When you look at the many industries that Infosys plays in, there are macro related problems in all of them. Mention on the analyst call was made about the impact of Brexit and the current political uncertainty in the US as factors impacting retail. Utilities, which was a tough market last year is, apparently, in much better shape this year. Banking and financial services took a battering when RBS cancelled their contract with the company and there is continuing softness in that market. Yet despite these concerns, Infosys achieved an across the board 82% (excluding trainees) utilization rate, a solid achievement.

In short, Infosys is operating in a series of volatile markets where things can change rapidly but, at the same time, has plenty of levers it can push and pull to keep revenue and margins on track with expectations. It is also navigating a structural change that reflects the broader changes in the outsourcing markets.

Once again, Sikka devoted most of his remarks to emphasizing the fact the company is moving from a services to a services and software business but reminded analysts of the difficulties attached to this:

Most companies that are managing transformation have the benefit of doing so with a cash cow business as a buffer. We don't have that. Our core business is changing and we have to change within those constraints.

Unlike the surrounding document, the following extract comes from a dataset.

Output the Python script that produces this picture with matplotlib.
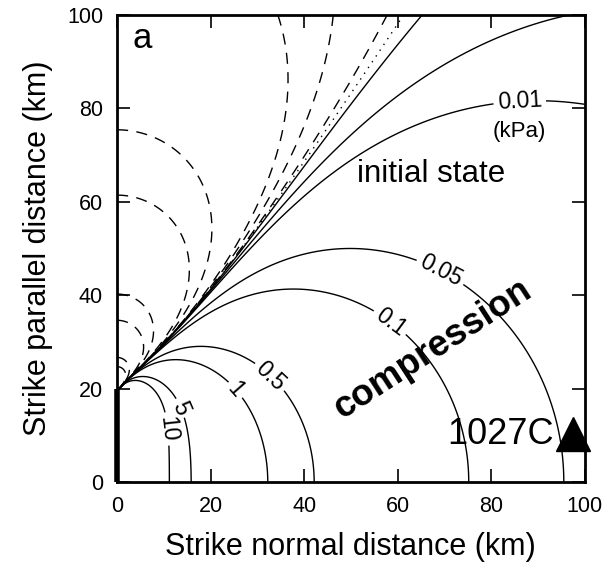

Referring to the recent loss of leaders, Sikka was frank in acknowledging that in a transformation as big as that which Infosys is attempting to navigate, some people make it and some don't but he noted that attrition in the leadership has shrunk from something like 11.5% to single digits and said he is 'quite satisfied' with both the composition of the leadership team and the manner in which the company is executing against what it sees in front of it.

What did that mean for the quarter?

Revenue was up 3.4% to $2.587 billion compared to the previous year, while operating profit was $644 million from $610 million, up 5.5%. Clearly, the company did a good job keeping costs under control and in that regard, Infosys management talked about a reduction in the use of contractors, which is often a drag on profitability. To give an indication of the way in which currency fluctuations are impacting the bottom line, Infosys reported a currency gain of $119 million in the quarter compared to a loss of $242 million last year. Pipeline remains strong with six deals totaling $1.2 billion won in the quarter.

My take

The markets won't be happy with what they heard but they should not be surprised. If anything, I would argue that Infosys is demonstrating remarkable resilience as it goes through a long haul transformation. Setting expectations lower is both sensible and prudent, providing management with a breathing space while it stabilizes both the internal situation and firms up on sales execution under the new organization.

My one concern lays in Infosys ability to break through with its client facing new/renew strategy coupled to innovation such that growth can be accelerated into double digits. On the call, management said it was happy with progress being made to introduce its platform plays including AI, but the problem for Indian heritage companies like Infosys is that they are not seen as thought leaders in the way that firms like Accenture and Deloitte are. That makes it hard for Infosys to command a seat at the top table of even the largest companies with whom it provides services. How Infosys solves for this problem will be a defining part of its journey.